RAW DATA:
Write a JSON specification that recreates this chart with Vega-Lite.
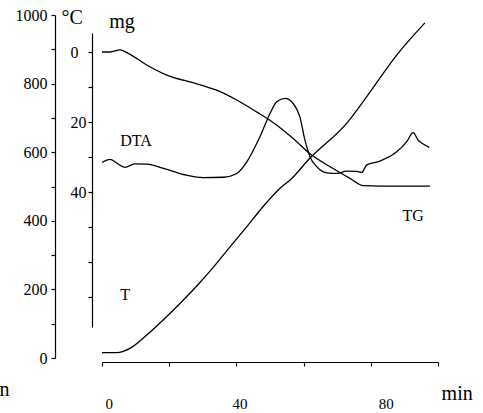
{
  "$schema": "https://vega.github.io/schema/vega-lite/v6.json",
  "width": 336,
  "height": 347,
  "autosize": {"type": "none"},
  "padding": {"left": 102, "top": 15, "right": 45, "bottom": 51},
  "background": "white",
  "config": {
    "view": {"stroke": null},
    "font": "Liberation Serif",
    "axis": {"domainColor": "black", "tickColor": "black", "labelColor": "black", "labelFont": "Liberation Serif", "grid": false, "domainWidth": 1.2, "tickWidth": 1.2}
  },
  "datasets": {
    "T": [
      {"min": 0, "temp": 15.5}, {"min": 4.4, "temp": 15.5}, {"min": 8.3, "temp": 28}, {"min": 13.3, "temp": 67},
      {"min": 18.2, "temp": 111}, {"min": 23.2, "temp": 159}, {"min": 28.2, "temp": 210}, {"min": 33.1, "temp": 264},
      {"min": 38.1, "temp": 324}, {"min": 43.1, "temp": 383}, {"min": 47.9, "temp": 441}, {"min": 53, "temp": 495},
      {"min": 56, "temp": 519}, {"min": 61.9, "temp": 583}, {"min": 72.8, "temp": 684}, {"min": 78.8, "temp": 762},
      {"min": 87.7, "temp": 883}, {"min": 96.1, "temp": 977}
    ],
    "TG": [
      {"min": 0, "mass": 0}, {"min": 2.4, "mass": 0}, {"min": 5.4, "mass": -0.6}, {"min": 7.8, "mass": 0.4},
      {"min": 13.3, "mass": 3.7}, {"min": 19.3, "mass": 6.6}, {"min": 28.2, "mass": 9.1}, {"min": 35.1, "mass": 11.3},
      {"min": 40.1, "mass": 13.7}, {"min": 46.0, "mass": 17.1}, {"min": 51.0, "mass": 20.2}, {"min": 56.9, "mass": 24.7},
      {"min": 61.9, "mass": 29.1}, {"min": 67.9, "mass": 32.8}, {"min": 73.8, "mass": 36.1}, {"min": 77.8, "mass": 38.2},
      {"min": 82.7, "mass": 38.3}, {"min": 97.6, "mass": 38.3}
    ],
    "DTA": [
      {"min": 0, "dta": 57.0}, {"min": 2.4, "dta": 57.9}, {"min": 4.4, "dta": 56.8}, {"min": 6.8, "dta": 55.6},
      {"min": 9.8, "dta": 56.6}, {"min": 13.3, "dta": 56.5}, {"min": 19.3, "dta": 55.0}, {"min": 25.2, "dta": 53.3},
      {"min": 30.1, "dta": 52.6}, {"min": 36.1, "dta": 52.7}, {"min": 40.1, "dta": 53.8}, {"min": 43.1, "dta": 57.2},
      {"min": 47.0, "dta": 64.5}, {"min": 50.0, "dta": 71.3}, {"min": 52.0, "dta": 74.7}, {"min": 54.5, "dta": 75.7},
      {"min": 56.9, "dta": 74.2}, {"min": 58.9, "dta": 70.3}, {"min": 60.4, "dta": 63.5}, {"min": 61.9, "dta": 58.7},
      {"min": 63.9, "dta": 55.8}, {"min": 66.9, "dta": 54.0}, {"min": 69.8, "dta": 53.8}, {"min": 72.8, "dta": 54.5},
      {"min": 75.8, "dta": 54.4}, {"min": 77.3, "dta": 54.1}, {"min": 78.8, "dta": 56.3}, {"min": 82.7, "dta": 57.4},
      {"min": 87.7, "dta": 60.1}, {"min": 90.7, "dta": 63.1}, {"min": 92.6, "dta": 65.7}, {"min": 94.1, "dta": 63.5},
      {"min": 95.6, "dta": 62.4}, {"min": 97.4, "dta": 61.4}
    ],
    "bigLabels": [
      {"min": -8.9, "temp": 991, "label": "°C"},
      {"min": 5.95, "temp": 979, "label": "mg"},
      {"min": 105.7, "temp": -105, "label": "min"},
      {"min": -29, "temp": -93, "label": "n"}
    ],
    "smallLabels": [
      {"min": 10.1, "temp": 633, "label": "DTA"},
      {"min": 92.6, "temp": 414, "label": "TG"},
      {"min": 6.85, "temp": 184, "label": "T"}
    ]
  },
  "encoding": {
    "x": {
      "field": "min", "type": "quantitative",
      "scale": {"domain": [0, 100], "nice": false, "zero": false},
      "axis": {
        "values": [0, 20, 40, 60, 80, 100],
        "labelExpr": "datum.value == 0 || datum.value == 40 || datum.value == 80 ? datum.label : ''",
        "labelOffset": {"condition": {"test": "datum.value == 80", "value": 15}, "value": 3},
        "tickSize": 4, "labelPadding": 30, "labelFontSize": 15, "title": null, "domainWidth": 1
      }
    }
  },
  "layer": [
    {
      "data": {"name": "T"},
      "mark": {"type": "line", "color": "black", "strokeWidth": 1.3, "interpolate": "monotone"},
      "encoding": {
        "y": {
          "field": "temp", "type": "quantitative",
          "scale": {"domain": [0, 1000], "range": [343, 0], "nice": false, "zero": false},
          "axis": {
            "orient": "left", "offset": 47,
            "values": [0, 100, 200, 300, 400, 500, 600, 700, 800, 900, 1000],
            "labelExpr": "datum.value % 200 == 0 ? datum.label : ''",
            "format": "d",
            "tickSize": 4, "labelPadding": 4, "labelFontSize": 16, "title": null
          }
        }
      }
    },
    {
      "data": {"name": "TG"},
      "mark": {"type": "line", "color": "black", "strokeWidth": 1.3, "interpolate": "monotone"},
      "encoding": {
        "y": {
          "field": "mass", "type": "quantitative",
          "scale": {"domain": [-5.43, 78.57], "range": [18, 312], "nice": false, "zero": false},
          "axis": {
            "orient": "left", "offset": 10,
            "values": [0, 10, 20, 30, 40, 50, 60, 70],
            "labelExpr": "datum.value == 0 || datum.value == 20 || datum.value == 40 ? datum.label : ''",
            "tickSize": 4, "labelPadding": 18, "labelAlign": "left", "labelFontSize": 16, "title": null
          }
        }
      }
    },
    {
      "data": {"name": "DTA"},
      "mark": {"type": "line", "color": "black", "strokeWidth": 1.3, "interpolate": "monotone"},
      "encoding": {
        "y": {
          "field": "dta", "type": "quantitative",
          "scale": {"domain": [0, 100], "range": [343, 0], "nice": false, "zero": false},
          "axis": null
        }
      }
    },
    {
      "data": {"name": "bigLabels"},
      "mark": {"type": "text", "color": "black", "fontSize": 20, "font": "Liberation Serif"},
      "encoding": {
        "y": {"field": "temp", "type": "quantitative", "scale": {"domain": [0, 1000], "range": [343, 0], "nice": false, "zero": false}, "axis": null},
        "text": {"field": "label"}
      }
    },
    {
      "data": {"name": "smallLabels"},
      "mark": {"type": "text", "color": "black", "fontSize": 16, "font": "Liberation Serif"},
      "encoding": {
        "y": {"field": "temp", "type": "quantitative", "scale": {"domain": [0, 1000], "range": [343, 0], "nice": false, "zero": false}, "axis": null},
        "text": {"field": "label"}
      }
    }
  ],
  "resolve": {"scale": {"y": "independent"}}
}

DIRECTIONS:
What is needed is an exact reproduction of the data, pictures excluded.

RESULT:
Write a JSON specification that recreates this chart with Vega-Lite.
{
  "$schema": "https://vega.github.io/schema/vega-lite/v6.json",
  "width": 336,
  "height": 347,
  "autosize": {"type": "none"},
  "padding": {"left": 102, "top": 15, "right": 45, "bottom": 51},
  "background": "white",
  "config": {
    "view": {"stroke": null},
    "font": "Liberation Serif",
    "axis": {"domainColor": "black", "tickColor": "black", "labelColor": "black", "labelFont": "Liberation Serif", "grid": false, "domainWidth": 1.2, "tickWidth": 1.2}
  },
  "datasets": {
    "T": [
      {"min": 0, "temp": 15.5}, {"min": 4.4, "temp": 15.5}, {"min": 8.3, "temp": 28}, {"min": 13.3, "temp": 67},
      {"min": 18.2, "temp": 111}, {"min": 23.2, "temp": 159}, {"min": 28.2, "temp": 210}, {"min": 33.1, "temp": 264},
      {"min": 38.1, "temp": 324}, {"min": 43.1, "temp": 383}, {"min": 47.9, "temp": 441}, {"min": 53, "temp": 495},
      {"min": 56, "temp": 519}, {"min": 61.9, "temp": 583}, {"min": 72.8, "temp": 684}, {"min": 78.8, "temp": 762},
      {"min": 87.7, "temp": 883}, {"min": 96.1, "temp": 977}
    ],
    "TG": [
      {"min": 0, "mass": 0}, {"min": 2.4, "mass": 0}, {"min": 5.4, "mass": -0.6}, {"min": 7.8, "mass": 0.4},
      {"min": 13.3, "mass": 3.7}, {"min": 19.3, "mass": 6.6}, {"min": 28.2, "mass": 9.1}, {"min": 35.1, "mass": 11.3},
      {"min": 40.1, "mass": 13.7}, {"min": 46.0, "mass": 17.1}, {"min": 51.0, "mass": 20.2}, {"min": 56.9, "mass": 24.7},
      {"min": 61.9, "mass": 29.1}, {"min": 67.9, "mass": 32.8}, {"min": 73.8, "mass": 36.1}, {"min": 77.8, "mass": 38.2},
      {"min": 82.7, "mass": 38.3}, {"min": 97.6, "mass": 38.3}
    ],
    "DTA": [
      {"min": 0, "dta": 57.0}, {"min": 2.4, "dta": 57.9}, {"min": 4.4, "dta": 56.8}, {"min": 6.8, "dta": 55.6},
      {"min": 9.8, "dta": 56.6}, {"min": 13.3, "dta": 56.5}, {"min": 19.3, "dta": 55.0}, {"min": 25.2, "dta": 53.3},
      {"min": 30.1, "dta": 52.6}, {"min": 36.1, "dta": 52.7}, {"min": 40.1, "dta": 53.8}, {"min": 43.1, "dta": 57.2},
      {"min": 47.0, "dta": 64.5}, {"min": 50.0, "dta": 71.3}, {"min": 52.0, "dta": 74.7}, {"min": 54.5, "dta": 75.7},
      {"min": 56.9, "dta": 74.2}, {"min": 58.9, "dta": 70.3}, {"min": 60.4, "dta": 63.5}, {"min": 61.9, "dta": 58.7},
      {"min": 63.9, "dta": 55.8}, {"min": 66.9, "dta": 54.0}, {"min": 69.8, "dta": 53.8}, {"min": 72.8, "dta": 54.5},
      {"min": 75.8, "dta": 54.4}, {"min": 77.3, "dta": 54.1}, {"min": 78.8, "dta": 56.3}, {"min": 82.7, "dta": 57.4},
      {"min": 87.7, "dta": 60.1}, {"min": 90.7, "dta": 63.1}, {"min": 92.6, "dta": 65.7}, {"min": 94.1, "dta": 63.5},
      {"min": 95.6, "dta": 62.4}, {"min": 97.4, "dta": 61.4}
    ],
    "bigLabels": [
      {"min": -8.9, "temp": 991, "label": "°C"},
      {"min": 5.95, "temp": 979, "label": "mg"},
      {"min": 105.7, "temp": -105, "label": "min"},
      {"min": -29, "temp": -93, "label": "n"}
    ],
    "smallLabels": [
      {"min": 10.1, "temp": 633, "label": "DTA"},
      {"min": 92.6, "temp": 414, "label": "TG"},
      {"min": 6.85, "temp": 184, "label": "T"}
    ]
  },
  "encoding": {
    "x": {
      "field": "min", "type": "quantitative",
      "scale": {"domain": [0, 100], "nice": false, "zero": false},
      "axis": {
        "values": [0, 20, 40, 60, 80, 100],
        "labelExpr": "datum.value == 0 || datum.value == 40 || datum.value == 80 ? datum.label : ''",
        "labelOffset": {"condition": {"test": "datum.value == 80", "value": 15}, "value": 3},
        "tickSize": 4, "labelPadding": 30, "labelFontSize": 15, "title": null, "domainWidth": 1
      }
    }
  },
  "layer": [
    {
      "data": {"name": "T"},
      "mark": {"type": "line", "color": "black", "strokeWidth": 1.3, "interpolate": "monotone"},
      "encoding": {
        "y": {
          "field": "temp", "type": "quantitative",
          "scale": {"domain": [0, 1000], "range": [343, 0], "nice": false, "zero": false},
          "axis": {
            "orient": "left", "offset": 47,
            "values": [0, 100, 200, 300, 400, 500, 600, 700, 800, 900, 1000],
            "labelExpr": "datum.value % 200 == 0 ? datum.label : ''",
            "format": "d",
            "tickSize": 4, "labelPadding": 4, "labelFontSize": 16, "title": null
          }
        }
      }
    },
    {
      "data": {"name": "TG"},
      "mark": {"type": "line", "color": "black", "strokeWidth": 1.3, "interpolate": "monotone"},
      "encoding": {
        "y": {
          "field": "mass", "type": "quantitative",
          "scale": {"domain": [-5.43, 78.57], "range": [18, 312], "nice": false, "zero": false},
          "axis": {
            "orient": "left", "offset": 10,
            "values": [0, 10, 20, 30, 40, 50, 60, 70],
            "labelExpr": "datum.value == 0 || datum.value == 20 || datum.value == 40 ? datum.label : ''",
            "tickSize": 4, "labelPadding": 18, "labelAlign": "left", "labelFontSize": 16, "title": null
          }
        }
      }
    },
    {
      "data": {"name": "DTA"},
      "mark": {"type": "line", "color": "black", "strokeWidth": 1.3, "interpolate": "monotone"},
      "encoding": {
        "y": {
          "field": "dta", "type": "quantitative",
          "scale": {"domain": [0, 100], "range": [343, 0], "nice": false, "zero": false},
          "axis": null
        }
      }
    },
    {
      "data": {"name": "bigLabels"},
      "mark": {"type": "text", "color": "black", "fontSize": 20, "font": "Liberation Serif"},
      "encoding": {
        "y": {"field": "temp", "type": "quantitative", "scale": {"domain": [0, 1000], "range": [343, 0], "nice": false, "zero": false}, "axis": null},
        "text": {"field": "label"}
      }
    },
    {
      "data": {"name": "smallLabels"},
      "mark": {"type": "text", "color": "black", "fontSize": 16, "font": "Liberation Serif"},
      "encoding": {
        "y": {"field": "temp", "type": "quantitative", "scale": {"domain": [0, 1000], "range": [343, 0], "nice": false, "zero": false}, "axis": null},
        "text": {"field": "label"}
      }
    }
  ],
  "resolve": {"scale": {"y": "independent"}}
}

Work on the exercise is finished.